Locate and copy each line in the data that contains the word "this".

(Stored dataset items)
** Begin **

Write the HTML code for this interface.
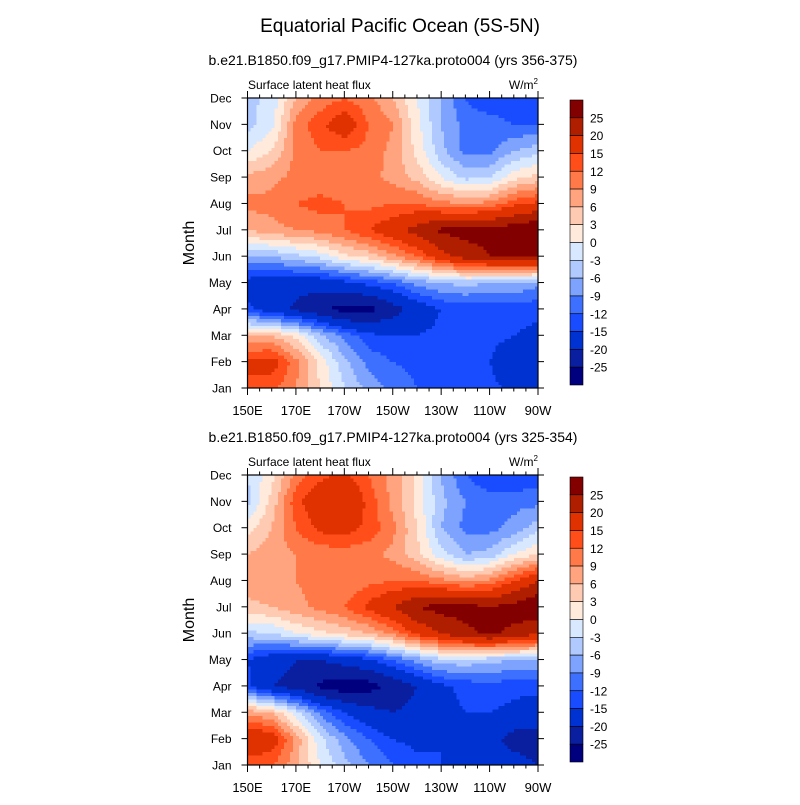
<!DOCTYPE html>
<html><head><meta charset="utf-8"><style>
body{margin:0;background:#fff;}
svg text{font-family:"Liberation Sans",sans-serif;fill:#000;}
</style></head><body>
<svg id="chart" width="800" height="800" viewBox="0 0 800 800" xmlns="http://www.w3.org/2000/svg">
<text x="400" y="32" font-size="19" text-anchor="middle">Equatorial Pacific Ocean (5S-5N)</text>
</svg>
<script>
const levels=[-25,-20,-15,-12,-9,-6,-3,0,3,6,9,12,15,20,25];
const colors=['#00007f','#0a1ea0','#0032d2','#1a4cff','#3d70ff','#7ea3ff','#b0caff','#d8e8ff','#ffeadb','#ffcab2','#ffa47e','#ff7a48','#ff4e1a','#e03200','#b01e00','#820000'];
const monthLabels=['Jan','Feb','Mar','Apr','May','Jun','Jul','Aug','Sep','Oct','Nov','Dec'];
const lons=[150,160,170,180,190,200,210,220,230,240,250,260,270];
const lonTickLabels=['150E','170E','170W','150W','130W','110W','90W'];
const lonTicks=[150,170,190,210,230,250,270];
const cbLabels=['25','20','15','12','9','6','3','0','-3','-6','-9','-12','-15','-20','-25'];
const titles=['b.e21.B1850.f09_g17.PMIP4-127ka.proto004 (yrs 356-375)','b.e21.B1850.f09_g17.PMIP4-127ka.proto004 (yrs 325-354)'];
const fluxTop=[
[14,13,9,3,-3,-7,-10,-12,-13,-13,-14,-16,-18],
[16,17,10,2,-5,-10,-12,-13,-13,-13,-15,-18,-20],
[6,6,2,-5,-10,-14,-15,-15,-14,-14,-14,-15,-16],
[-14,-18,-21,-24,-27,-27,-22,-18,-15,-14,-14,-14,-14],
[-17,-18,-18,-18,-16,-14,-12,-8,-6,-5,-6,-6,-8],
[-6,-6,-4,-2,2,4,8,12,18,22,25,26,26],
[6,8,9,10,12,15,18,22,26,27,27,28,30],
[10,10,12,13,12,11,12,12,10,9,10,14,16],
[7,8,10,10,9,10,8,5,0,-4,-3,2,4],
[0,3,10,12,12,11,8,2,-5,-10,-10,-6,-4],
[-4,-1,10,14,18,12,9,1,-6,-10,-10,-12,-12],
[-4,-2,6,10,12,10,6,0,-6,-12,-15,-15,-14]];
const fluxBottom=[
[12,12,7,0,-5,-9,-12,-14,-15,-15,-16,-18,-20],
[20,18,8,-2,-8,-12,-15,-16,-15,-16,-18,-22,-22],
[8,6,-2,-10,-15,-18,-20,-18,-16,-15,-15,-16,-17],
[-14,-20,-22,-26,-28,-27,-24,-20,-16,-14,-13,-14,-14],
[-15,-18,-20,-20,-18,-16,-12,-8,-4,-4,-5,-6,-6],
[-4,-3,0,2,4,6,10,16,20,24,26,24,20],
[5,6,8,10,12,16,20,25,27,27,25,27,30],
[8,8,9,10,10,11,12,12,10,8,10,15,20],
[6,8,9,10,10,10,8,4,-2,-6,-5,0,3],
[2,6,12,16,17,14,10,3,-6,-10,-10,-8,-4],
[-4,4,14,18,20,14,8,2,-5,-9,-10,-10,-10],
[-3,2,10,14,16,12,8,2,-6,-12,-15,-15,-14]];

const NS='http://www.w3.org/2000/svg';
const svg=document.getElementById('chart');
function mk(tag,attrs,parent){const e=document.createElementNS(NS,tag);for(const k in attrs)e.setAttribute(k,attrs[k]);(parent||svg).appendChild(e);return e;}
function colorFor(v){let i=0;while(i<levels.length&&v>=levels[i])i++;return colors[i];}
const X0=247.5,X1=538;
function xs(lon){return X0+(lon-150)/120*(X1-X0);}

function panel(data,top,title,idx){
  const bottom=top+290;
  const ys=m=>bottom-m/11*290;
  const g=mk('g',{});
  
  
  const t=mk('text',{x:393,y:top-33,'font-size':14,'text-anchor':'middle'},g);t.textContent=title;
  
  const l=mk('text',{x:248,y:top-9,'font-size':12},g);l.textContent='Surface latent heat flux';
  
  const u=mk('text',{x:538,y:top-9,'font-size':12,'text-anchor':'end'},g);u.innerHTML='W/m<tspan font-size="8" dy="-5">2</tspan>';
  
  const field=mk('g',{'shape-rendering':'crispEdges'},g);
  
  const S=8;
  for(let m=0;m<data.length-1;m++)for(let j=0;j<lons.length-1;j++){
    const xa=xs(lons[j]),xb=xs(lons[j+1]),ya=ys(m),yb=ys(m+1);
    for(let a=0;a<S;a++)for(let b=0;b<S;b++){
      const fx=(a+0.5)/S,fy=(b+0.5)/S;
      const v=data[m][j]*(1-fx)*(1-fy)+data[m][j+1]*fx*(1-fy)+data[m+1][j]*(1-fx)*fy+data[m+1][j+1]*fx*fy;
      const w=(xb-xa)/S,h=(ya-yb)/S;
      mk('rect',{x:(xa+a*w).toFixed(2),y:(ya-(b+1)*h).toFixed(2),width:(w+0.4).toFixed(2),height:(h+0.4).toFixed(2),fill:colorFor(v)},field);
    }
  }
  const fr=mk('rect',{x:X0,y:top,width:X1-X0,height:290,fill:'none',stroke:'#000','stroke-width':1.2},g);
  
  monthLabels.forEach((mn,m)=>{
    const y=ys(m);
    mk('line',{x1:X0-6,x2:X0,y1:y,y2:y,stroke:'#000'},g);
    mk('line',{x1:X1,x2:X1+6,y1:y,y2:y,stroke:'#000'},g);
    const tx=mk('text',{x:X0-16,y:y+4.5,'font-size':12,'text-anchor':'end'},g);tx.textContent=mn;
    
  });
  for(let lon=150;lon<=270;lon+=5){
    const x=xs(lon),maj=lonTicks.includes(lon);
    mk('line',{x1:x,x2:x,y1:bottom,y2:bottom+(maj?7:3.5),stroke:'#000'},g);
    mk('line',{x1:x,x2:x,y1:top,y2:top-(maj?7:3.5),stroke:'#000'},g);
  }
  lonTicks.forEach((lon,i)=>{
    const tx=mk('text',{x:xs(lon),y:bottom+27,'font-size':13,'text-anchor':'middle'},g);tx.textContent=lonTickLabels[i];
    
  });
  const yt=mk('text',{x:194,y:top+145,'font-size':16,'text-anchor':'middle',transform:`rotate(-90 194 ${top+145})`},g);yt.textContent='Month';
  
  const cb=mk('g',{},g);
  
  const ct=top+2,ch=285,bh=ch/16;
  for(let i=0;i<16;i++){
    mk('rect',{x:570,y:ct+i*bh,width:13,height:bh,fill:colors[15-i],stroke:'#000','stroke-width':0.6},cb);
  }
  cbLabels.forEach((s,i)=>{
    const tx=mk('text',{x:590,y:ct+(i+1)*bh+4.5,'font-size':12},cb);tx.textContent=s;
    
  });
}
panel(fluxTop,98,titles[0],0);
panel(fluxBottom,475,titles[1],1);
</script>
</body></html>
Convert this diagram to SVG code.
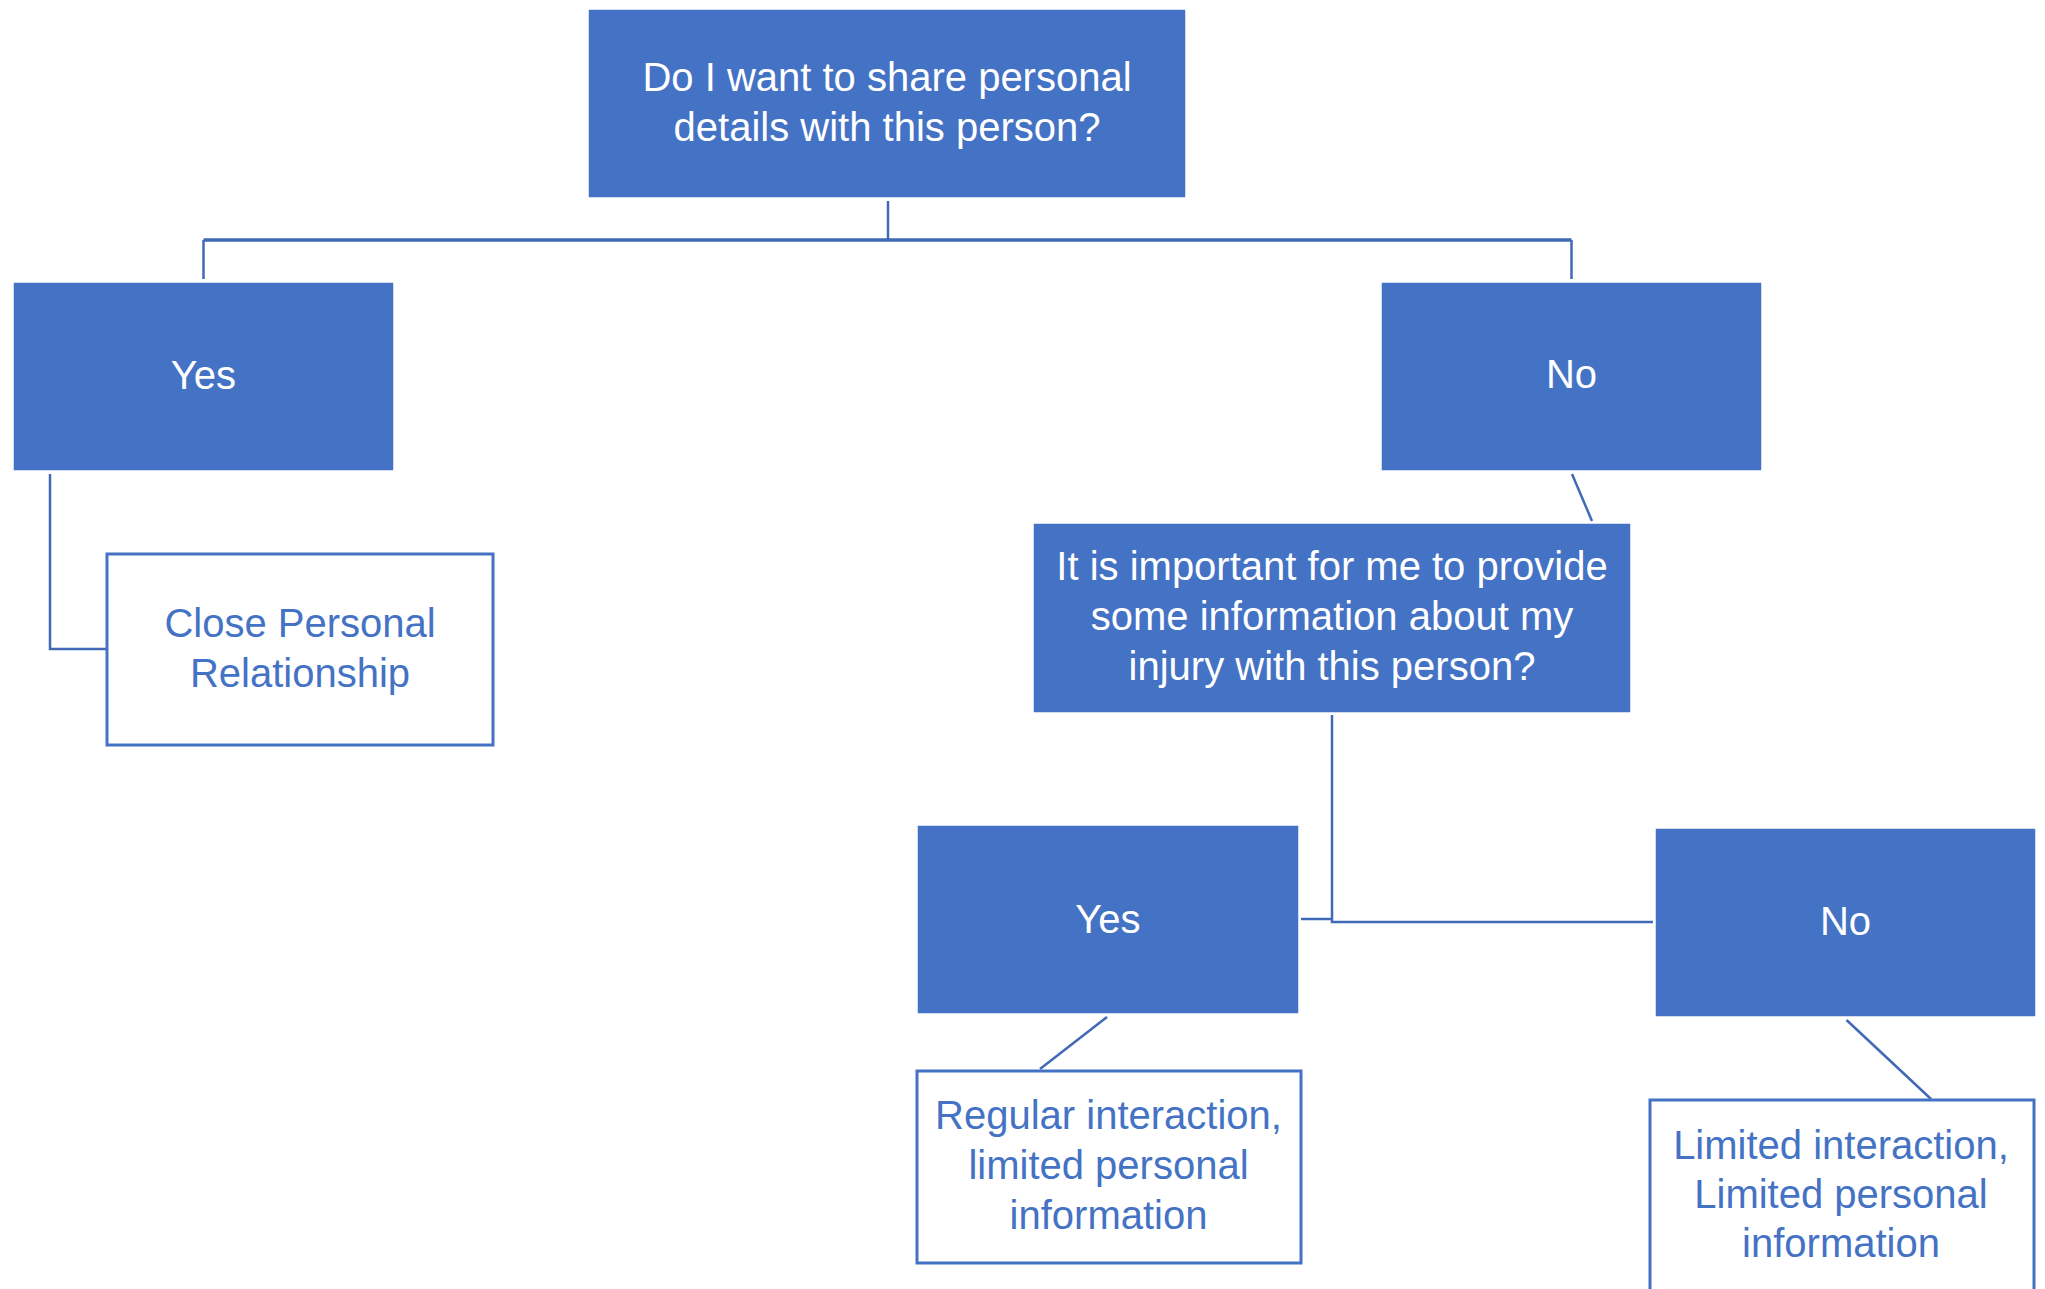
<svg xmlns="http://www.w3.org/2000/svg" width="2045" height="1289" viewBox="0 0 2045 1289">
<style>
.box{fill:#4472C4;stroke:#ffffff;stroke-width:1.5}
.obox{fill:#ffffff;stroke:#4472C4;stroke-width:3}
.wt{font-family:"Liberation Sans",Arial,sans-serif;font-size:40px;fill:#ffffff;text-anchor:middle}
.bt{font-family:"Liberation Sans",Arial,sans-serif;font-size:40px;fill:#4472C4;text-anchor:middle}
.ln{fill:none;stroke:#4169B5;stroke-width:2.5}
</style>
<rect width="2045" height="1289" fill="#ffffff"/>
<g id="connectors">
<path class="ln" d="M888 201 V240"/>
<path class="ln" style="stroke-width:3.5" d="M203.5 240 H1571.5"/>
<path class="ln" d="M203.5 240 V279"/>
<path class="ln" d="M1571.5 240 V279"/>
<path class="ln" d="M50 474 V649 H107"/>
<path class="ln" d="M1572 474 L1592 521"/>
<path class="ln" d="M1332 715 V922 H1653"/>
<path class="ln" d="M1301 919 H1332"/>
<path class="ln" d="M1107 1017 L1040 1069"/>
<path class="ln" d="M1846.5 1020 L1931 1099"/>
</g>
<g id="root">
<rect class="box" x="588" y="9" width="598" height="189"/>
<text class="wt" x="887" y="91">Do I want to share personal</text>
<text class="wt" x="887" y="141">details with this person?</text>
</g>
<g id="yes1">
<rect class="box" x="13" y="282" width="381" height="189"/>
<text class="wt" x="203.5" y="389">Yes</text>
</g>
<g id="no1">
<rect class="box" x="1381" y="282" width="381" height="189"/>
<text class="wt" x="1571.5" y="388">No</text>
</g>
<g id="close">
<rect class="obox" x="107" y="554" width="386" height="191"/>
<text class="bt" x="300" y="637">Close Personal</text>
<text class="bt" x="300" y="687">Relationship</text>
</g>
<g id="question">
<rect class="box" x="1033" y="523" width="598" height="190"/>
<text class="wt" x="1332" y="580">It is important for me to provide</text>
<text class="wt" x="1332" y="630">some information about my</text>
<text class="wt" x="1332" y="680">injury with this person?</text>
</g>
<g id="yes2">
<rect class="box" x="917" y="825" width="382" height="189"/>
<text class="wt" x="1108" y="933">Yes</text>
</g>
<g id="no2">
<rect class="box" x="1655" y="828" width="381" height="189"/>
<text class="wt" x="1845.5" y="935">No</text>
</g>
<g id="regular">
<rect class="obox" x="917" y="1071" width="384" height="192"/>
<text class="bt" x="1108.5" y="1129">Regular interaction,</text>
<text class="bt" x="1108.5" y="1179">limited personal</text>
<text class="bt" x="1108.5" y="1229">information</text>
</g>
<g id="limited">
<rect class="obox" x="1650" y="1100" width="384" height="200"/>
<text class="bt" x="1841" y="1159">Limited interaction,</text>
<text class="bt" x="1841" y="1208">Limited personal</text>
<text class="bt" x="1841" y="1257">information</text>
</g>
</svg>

** End **

Response below
Write the HTML code for this interface.
Convert this diagram to SVG code.
<text class="wt" x="887" y="141">details with this person?</text>
<text class="wt" x="1332" y="680">injury with this person?</text>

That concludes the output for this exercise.